Slowakei wohl unter den letzten Ländern mit offener Grenze

Die Slowakei war eines jener Länder, die als erste Maßnahmen gegen die Ausbreitung des neuen Coronavirus gesetzt haben: Schulen wurden geschlossen, drei Tage nachdem die erste Infektion bestätigt wurde. Die Grenzen wurden früh geschlossen. Der slowakische Soziologe Michal Vasecka erwartet, dass die Slowakei aber auch "eines der letzten Länder in der EU sein wird, das seine Grenzen wieder öffnet".
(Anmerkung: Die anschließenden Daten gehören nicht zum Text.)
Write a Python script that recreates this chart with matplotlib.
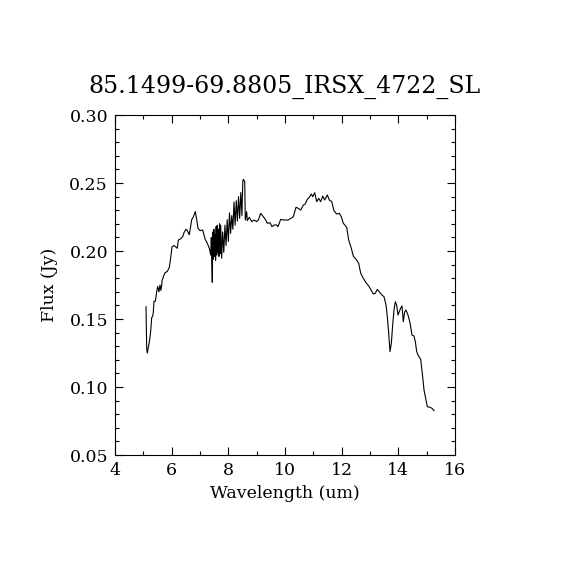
import matplotlib
matplotlib.use("Agg")
import matplotlib.pyplot as plt
from matplotlib.ticker import MultipleLocator, FormatStrFormatter

# spectrum
wave = [5.094, 5.119, 5.140, 5.211, 5.260, 5.295, 5.331, 5.352, 5.376, 5.422,
        5.472, 5.507, 5.550, 5.588, 5.620, 5.650, 5.659, 5.705, 5.765, 5.846,
        5.917, 5.966, 6.012, 6.082, 6.199, 6.234, 6.319, 6.389, 6.435, 6.506,
        6.552, 6.622, 6.707, 6.764, 6.834, 6.884, 6.929, 7.000, 7.095, 7.176,
        7.258, 7.328, 7.378, 7.400, 7.413, 7.434, 7.450, 7.470, 7.490, 7.510,
        7.530, 7.550, 7.570, 7.590, 7.610, 7.630, 7.650, 7.670, 7.690, 7.710,
        7.730, 7.766, 7.800, 7.840, 7.880, 7.920, 7.960, 8.000, 8.040, 8.080,
        8.120, 8.160, 8.200, 8.240, 8.280, 8.320, 8.360, 8.400, 8.440, 8.480,
        8.510, 8.530, 8.578, 8.599, 8.648, 8.669, 8.740, 8.825,
        8.906, 9.000, 9.058, 9.142, 9.234, 9.305, 9.375, 9.471, 9.541, 9.612,
        9.706, 9.753, 9.848, 9.940, 10.060, 10.116, 10.293, 10.388, 10.470, 10.554,
        10.646, 10.717, 10.787, 10.858, 10.929, 10.979, 11.048, 11.119, 11.190, 11.260,
        11.331, 11.400, 11.493, 11.564, 11.649, 11.729, 11.825, 11.917, 11.988, 12.058,
        12.178, 12.248, 12.340, 12.411, 12.506, 12.601, 12.672, 12.764, 12.859, 12.954,
        13.024, 13.116, 13.187, 13.258, 13.353, 13.424, 13.494, 13.565, 13.611, 13.660,
        13.706, 13.753, 13.800, 13.847, 13.894, 13.940, 13.988, 14.035, 14.080, 14.129,
        14.175, 14.224, 14.270, 14.341, 14.412, 14.482, 14.553, 14.600, 14.648, 14.694,
        14.788, 14.859, 14.906, 14.976, 15.023, 15.118, 15.188, 15.259]
flux = [0.159, 0.128, 0.125, 0.133, 0.141, 0.151, 0.152, 0.155, 0.163, 0.163,
        0.170, 0.174, 0.170, 0.175, 0.171, 0.175, 0.178, 0.181, 0.184, 0.185,
        0.188, 0.195, 0.203, 0.204, 0.202, 0.208, 0.209, 0.2105, 0.2135, 0.216,
        0.215, 0.212, 0.223, 0.225, 0.229, 0.223, 0.2167, 0.215, 0.2154, 0.209,
        0.2057, 0.202, 0.197, 0.210, 0.195, 0.177, 0.214, 0.194, 0.216, 0.196,
        0.212, 0.193, 0.218, 0.197, 0.219, 0.199, 0.216, 0.196, 0.220, 0.198,
        0.219, 0.1946, 0.214, 0.199, 0.219, 0.204, 0.223, 0.207, 0.228, 0.213,
        0.226, 0.216, 0.236, 0.219, 0.237, 0.222, 0.240, 0.224, 0.243, 0.226,
        0.251, 0.2527, 0.251, 0.2228, 0.2289, 0.2223, 0.2248, 0.2216,
        0.2228, 0.2216, 0.2228, 0.2277, 0.2252, 0.2233, 0.2204, 0.2208, 0.2179, 0.2191,
        0.2191, 0.2179, 0.2233, 0.2228, 0.2228, 0.2228, 0.2252, 0.2321, 0.2314, 0.2301,
        0.2338, 0.2346, 0.2380, 0.2395, 0.2419, 0.2399, 0.2429, 0.2363, 0.2387, 0.2363,
        0.2404, 0.2375, 0.2412, 0.2375, 0.2363, 0.2296, 0.2272, 0.2277, 0.2252, 0.2204,
        0.2174, 0.2081, 0.202, 0.1963, 0.1939, 0.1910, 0.1836, 0.1799, 0.1767, 0.1743,
        0.1718, 0.1684, 0.1689, 0.1718, 0.1693, 0.1676, 0.1664, 0.1603, 0.1517, 0.1395,
        0.1260, 0.1321, 0.1456, 0.1566, 0.1627, 0.1603, 0.1529, 0.1554, 0.1579, 0.1596,
        0.1480, 0.1554, 0.1566, 0.1529, 0.1473, 0.1382, 0.1375, 0.1333, 0.1260, 0.1235,
        0.1204, 0.1076, 0.0978, 0.0904, 0.0855, 0.0851, 0.0843, 0.0826]

title = "85.1499-69.8805_IRSX_4722_SL"

plt.rcParams['font.family'] = ['DejaVu Serif']

fig = plt.figure(figsize=(5.7, 5.7), dpi=100)
ax = fig.add_axes([115/570, 115/570, 340/570, 340/570])

ax.plot(wave, flux, color='black', lw=0.8)

ax.set_xlim(4, 16)
ax.set_ylim(0.05, 0.30)
ax.xaxis.set_major_locator(MultipleLocator(2))
ax.xaxis.set_minor_locator(MultipleLocator(1))
ax.yaxis.set_major_locator(MultipleLocator(0.05))
ax.yaxis.set_minor_locator(MultipleLocator(0.01))
ax.yaxis.set_major_formatter(FormatStrFormatter('%.2f'))
ax.tick_params(which='both', direction='in', top=True, right=True,
               labelsize=12.5, width=0.8, pad=5)
ax.tick_params(which='major', length=6)
ax.tick_params(which='minor', length=3)
for s in ax.spines.values():
    s.set_linewidth(0.8)

ax.set_xlabel("Wavelength (um)", fontsize=12.5, labelpad=4)
ax.set_ylabel("Flux (Jy)", fontsize=12.5, labelpad=8)
ax.set_title(title, fontsize=17, pad=16)

fig.savefig("out.png", dpi=100)
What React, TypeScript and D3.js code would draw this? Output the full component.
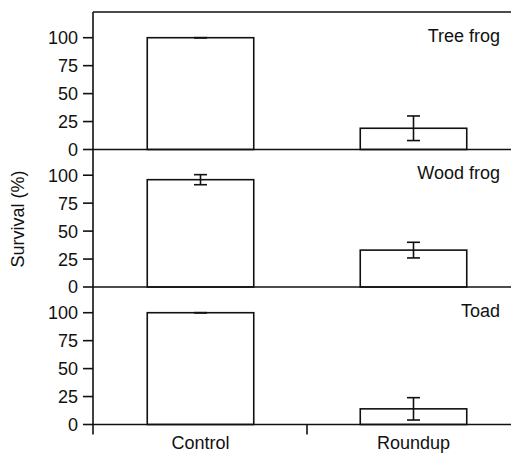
import React from "react";
import * as d3 from "d3";

const categories = ["Control", "Roundup"];
const species = ["Tree frog", "Wood frog", "Toad"];
const treeFrogMeans = [100, 19];
const treeFrogErrors = [0, 11];
const woodFrogMeans = [96, 33];
const woodFrogErrors = [4.5, 7];
const toadMeans = [100, 14];
const toadErrors = [0, 10];
const yTicks = [0, 25, 50, 75, 100];

const meansBySpecies = [treeFrogMeans, woodFrogMeans, toadMeans];
const errorsBySpecies = [treeFrogErrors, woodFrogErrors, toadErrors];

const W = 511;
const H = 453;
const left = 93;
const right = 520;
const top = 12;
const panelH = 137.5;
const font = "'Liberation Sans', Arial, Helvetica, sans-serif";
const fs = 18;
const sw = 1.6;

export default function App() {
  const x = d3
    .scaleBand<string>()
    .domain(categories)
    .range([left + 1, right])
    .paddingInner(0.5)
    .paddingOuter(0.25);
  const step = x.step();
  const bottom = top + panelH * species.length;

  return (
    <svg
      width={W}
      height={H}
      style={{ position: "absolute", left: 0, top: 0, background: "#fff" }}
      fontFamily={font}
    >
      <rect x={0} y={0} width={W} height={H} fill="#fff" />
      {species.map((sp, i) => {
        const pTop = top + i * panelH;
        const pBase = pTop + panelH;
        const y = d3.scaleLinear().domain([0, 123]).range([pBase, pTop]);
        const means = meansBySpecies[i];
        const errs = errorsBySpecies[i];
        return (
          <g key={sp}>
            {yTicks.map((t) => (
              <g key={t}>
                <line x1={left - 10} x2={left} y1={y(t)} y2={y(t)} stroke="#111" strokeWidth={sw} />
                <text x={left - 15} y={y(t)} dy="0.36em" textAnchor="end" fontSize={fs} fill="#111">
                  {t}
                </text>
              </g>
            ))}
            {categories.map((c, j) => {
              const bx = x(c) as number;
              const cx = bx + x.bandwidth() / 2;
              const m = means[j];
              const e = errs[j];
              return (
                <g key={c}>
                  <rect
                    x={bx}
                    y={y(m)}
                    width={x.bandwidth()}
                    height={y(0) - y(m)}
                    fill="#fff"
                    stroke="#111"
                    strokeWidth={sw}
                  />
                  <line x1={cx} x2={cx} y1={y(m + e)} y2={y(m - e)} stroke="#111" strokeWidth={sw} />
                  <line x1={cx - 6.5} x2={cx + 6.5} y1={y(m + e)} y2={y(m + e)} stroke="#111" strokeWidth={sw} />
                  <line x1={cx - 6.5} x2={cx + 6.5} y1={y(m - e)} y2={y(m - e)} stroke="#111" strokeWidth={sw} />
                </g>
              );
            })}
            <line x1={left} x2={W + 10} y1={pBase} y2={pBase} stroke="#111" strokeWidth={sw} />
            <text x={500} y={pTop + 29.5} textAnchor="end" fontSize={fs} fill="#111">
              {sp}
            </text>
          </g>
        );
      })}
      <line x1={left} x2={W + 10} y1={top} y2={top} stroke="#111" strokeWidth={sw} />
      <line x1={left} x2={left} y1={top} y2={bottom + 10} stroke="#111" strokeWidth={sw} />
      <line
        x1={left + 1 + step}
        x2={left + 1 + step}
        y1={bottom}
        y2={bottom + 10}
        stroke="#111"
        strokeWidth={sw}
      />
      {categories.map((c) => (
        <text
          key={c}
          x={(x(c) as number) + x.bandwidth() / 2}
          y={449}
          textAnchor="middle"
          fontSize={fs}
          fill="#111"
        >
          {c}
        </text>
      ))}
      <text
        transform={`translate(24, 219) rotate(-90)`}
        textAnchor="middle"
        fontSize={fs}
        fill="#111"
      >
        Survival (%)
      </text>
    </svg>
  );
}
Die Grenzschließungen und anderen Maßnahmen wurden noch von der Vorgängerregierung eingeführt, was dazu führe, dass die mit schweren Korruptionsvorwürfen konfrontierte linksgerichtete frühere Regierungspartei Smer in Umfragen seit den Wahlen Ende Februar wieder leicht zulege. Die Coronavirus-Pandemie sorge aber - wie überall - auch für hohe Popularitätswerte der neuen Regierung von Ministerpräsident Igor Matovic, die seit etwa einem Monat im Amt ist. "Die Zustimmung ist beispiellos", sagt Vasecka vom Bratislava Politik Institut (BPI), der auch an der Bratislava International School of Liberal Arts (BISLA) und der Pan-Europäischen Universität Bratislava unterrichtet.
Nur 20 Corona-Tote in der Slowakei
Die rasche Reaktion auf die Pandemie habe außerdem dafür gesorgt, dass die Zahlen der Erkrankungen und Sterbefälle relativ gering sei. Laut der John Hopkins Universität gab es in dem 5,4 Millionen Einwohner zählenden Land bisher rund 1.400 Covid-19-Infizierte und weniger als 20 Todesopfer. Die Slowakei sei damit eine "Insel der Gesundheit", meint Vasecka. Die Regierung habe sich vor allem von Epidemiologen und Medizinern beraten lassen und weniger von Ökonomen. "Sie haben sich um die Wirtschaft nicht sehr gekümmert und viele Menschen sind deswegen nervös geworden."
Der Experte sieht Matovic und seine Regierung kritisch. Einige Regierungsmitglieder seien auf die Aufgabe nicht vorbereitet gewesen, das Regierungsprogramm strotze von Fehlern. Der Premier selbst sei sehr unberechenbar und nutze Facebook wie der US-Präsident Donald Trump Twitter. Matovic verwende außerdem nicht selten eine sehr brutale und unangemessene Sprache. Expertenkritik etwa wies er einmal als "Klugscheißer" zurück. Oder über die Festnahme eines Smer-Politikers sagte er: "Das ist mein erster Skalp und weitere werden folgen."
Stimmung gegen Roma und Pendler
Vor allem Angehörige der Roma-Minderheit und Pendler seien Stigmen ausgesetzt, berichtete Vasecka. Die Regierung gehe mit der Armee gegen Roma vor. Statt wie üblich nur die Infizierten zu isolieren, seien nach wenigen positiven Tests gesamte Roma-Siedlungen von der Armee umstellt und Tausende Menschen unter Zwangsquarantäne gestellt worden. Auf etablierte Nichtregierungsorganisationen sei dabei nicht zurückgegriffen worden. Nachdem sich das Virus nicht verbreitete, wurde die Quarantäne in einer Roma-Siedlung in der Region Kosice am Samstagabend wieder aufgehoben.
Auch die Haltung gegenüber Pendlern sei "harsch". "Sie sind oft stigmatisiert als jene, die das Virus irgendwann einmal in die Slowakei bringen könnten." Vasecka glaubt dennoch an die Bereitschaft der Regierung zur Lösung der Pendlerfrage. Zuletzt sei aber in der Slowakei die Diskussion aufgekommen, dass die slowakischen Pflegerinnen in Österreich oft schwarzarbeiten müssten und missbraucht würden. Forderungen nach einer Verbesserung der Arbeitsbedingungen und einem besseren Schutz der Pflegerinnen seien aufgekommen.
Kampf gegen die Korruption
Ein positives Beispiel für die bisherige Regierungsbilanz sieht Vasecka im Kampf gegen Korruption. Viele Menschen würden vor Gericht gestellt werden und im Gefängnis landen, nach den Jahren des "Raubes" durch die Smer-Regierung, erwartet Vasecka. Der Kampf gegen Korruption war auch Matovics Wahlkampfslogan und für viele seiner Wähler ausschlaggebend für ihre Wahl.